The establishment of a moss layer results in the accumulation and maintenance of nutrients in a nonavailable form, reducing vascular plant production. Stabilized water levels, anaerobic conditions, and decreased nutrient availability lead to a substantial decrease in decomposition rates, that results in the development of peat accumulating ecosystems (Vitt and Kuhry 1992). As peat accumulates, surface vegetation can become isolated from the underlying substrate, coupled with biologic and chemical processes this can lead to acidification and oligotrophication. Alberta peatlands are classified into geogenous fens and ombrogenous bogs, each with distinctive indicator species, acidity, alkalinity, and base cation content (Figure 1).

Fens
Fens are geogenous ecosystems that are affected by mineral soil waters (ground and/or surface) that may be relatively rich in mineral elements. Fens can be subdivided on the basis of hydrology into: soligenous and largely influenced by flowing surface water; topogenous and largely influenced by stagnant ground water; or limnogeneous and largely influenced by associated lakes and ponds. All three fen types have water levels at or near the peat surface. Soligenous fens commonly have discrete patterns of open pools (flarks) alternating with elongate, shrubby to wooded ridges (strings) oriented perpendicular to the direction of surface water flow. These patterned fens may be either acidic or basic. Topogenous, limnogenous, and some soligenous fens are nonpatterned. Fens can be open and dominated by Carex, Scirpus, and Eriophorum; shrubby and dominated by Betula and Salix; or wooded to forested dominated by some combination of Picea mariana, Larix laricina, Betula, and Salix..

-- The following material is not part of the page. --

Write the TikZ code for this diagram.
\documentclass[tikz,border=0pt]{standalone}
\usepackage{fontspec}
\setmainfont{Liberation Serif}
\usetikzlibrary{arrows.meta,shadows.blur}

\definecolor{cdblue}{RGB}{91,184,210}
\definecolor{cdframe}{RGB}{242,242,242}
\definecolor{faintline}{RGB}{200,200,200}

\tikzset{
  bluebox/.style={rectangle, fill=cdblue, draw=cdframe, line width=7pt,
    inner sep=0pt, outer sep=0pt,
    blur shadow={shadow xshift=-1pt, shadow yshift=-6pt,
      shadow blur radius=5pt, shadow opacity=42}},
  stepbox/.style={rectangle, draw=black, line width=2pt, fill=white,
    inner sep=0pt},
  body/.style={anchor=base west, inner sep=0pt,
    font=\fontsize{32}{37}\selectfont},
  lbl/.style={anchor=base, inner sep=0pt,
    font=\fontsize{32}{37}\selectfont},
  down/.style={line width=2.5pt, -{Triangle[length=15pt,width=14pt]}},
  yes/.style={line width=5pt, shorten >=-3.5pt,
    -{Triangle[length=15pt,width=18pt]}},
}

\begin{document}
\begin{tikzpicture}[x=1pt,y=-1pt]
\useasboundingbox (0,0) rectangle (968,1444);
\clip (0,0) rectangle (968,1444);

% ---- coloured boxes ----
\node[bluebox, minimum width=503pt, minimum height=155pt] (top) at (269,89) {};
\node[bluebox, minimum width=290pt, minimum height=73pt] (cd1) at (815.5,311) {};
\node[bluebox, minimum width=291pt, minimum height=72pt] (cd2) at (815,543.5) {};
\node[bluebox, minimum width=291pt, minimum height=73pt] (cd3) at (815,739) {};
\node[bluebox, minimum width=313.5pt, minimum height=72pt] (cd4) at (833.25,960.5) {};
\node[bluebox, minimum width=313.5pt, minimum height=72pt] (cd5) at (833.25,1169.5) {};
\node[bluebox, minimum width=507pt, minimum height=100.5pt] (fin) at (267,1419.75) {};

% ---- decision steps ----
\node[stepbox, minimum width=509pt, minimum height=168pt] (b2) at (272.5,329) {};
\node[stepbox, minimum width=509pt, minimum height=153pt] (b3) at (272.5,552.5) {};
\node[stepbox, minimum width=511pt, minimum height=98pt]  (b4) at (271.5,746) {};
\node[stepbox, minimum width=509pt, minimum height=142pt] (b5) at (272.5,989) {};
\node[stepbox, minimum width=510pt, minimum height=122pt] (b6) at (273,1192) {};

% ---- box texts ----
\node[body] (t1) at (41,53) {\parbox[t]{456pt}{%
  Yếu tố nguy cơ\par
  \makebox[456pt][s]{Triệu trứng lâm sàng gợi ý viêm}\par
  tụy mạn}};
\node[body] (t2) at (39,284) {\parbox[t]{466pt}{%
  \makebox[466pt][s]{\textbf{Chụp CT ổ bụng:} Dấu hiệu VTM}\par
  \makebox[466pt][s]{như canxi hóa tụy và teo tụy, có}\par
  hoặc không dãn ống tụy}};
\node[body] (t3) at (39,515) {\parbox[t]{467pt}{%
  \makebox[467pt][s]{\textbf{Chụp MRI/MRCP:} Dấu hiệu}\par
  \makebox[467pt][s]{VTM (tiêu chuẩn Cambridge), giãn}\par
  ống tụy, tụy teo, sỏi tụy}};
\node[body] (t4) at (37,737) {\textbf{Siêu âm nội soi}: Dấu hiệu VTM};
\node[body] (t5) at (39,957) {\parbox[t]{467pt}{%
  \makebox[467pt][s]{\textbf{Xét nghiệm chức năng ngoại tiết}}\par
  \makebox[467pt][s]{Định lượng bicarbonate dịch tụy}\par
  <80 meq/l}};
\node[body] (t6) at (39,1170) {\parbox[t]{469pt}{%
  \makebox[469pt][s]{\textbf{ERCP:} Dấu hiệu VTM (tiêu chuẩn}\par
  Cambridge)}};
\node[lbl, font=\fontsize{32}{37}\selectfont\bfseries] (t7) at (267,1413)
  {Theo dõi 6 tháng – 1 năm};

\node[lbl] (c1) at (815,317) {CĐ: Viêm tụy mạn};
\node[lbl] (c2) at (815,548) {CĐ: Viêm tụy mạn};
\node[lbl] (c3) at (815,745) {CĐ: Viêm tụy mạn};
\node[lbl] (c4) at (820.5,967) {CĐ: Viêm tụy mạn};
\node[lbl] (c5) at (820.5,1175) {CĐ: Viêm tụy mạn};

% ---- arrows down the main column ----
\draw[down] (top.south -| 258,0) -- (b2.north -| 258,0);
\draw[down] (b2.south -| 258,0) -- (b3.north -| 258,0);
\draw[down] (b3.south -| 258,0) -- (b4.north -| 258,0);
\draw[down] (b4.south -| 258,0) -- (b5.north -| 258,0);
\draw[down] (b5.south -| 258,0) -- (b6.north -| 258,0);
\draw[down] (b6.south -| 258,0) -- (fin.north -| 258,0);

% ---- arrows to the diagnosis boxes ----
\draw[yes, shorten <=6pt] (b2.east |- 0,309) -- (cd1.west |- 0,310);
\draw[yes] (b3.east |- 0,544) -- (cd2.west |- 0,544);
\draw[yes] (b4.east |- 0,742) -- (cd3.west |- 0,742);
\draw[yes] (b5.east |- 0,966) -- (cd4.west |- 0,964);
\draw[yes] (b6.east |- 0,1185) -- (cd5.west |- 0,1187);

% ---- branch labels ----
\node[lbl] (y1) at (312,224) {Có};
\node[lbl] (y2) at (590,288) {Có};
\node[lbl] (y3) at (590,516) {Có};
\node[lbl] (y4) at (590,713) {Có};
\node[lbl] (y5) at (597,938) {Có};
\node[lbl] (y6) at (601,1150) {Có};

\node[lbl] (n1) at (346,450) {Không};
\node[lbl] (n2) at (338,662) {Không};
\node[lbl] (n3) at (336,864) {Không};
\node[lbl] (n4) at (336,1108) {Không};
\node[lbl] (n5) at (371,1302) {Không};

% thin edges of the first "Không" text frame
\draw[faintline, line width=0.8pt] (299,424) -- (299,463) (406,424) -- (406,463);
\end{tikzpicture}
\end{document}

Originally based on criteria derived from vegetation, fens have in the past been subdivided on the basis of the number of indicator species. Poor fens are low in indicator species, while extreme-rich fens are high in indicator species; moderate-rich fens are intermediate. This gradient of indicator species correlates with a chemical gradient (Sj?rs 1952). Poor fens are acid (pH 4.5-5.5), poor in base cations and have no or little alkalinity. They are dominated by oligotrophic and mesotrophic species of Sphagnum. Moderate-rich fens have slightly acid to neutral pH (5.5-7.0) and have low to moderate alkalinity with a ground layer of brown mosses namely: Drepanocladus, Brachythecium, Calliergonella, and low abundances of mesotrophic species of Sphagnum. Extreme-rich fens have basic pH (above 7.0), high concentrations of base cations, and high alkalinity. They are characterized by species of Drepanocladus, Scorpidium, and Campylium and may contain marl deposits.

Bogs
Bogs are ombrogenous peatlands that receive their surface water only from precipitation and have low water flow. The water table is generally 40-60 cm below the peat surface. For these reasons bogs are acidic ecosystems with pH below 4.5; they are poor in base cations, and have no alkalinity. Bogs are dominated by oligotrophic species of Sphagnum; feather mosses: Pleurozium schreberi and Hylocomium splendens; and lichens of Cladonia and Cladina. They may be open, wooded or forested with trees limited to Picea mariana. As a result of the low thermal conductivity of dry Sphagnum, bogs have lower surface water temperatures then other surrounding organic and nonorganic soils. Permafrost is consequently restricted to bogs at its southern limit, where it forms peat plateaus and palsas (Vitt et al. 1994).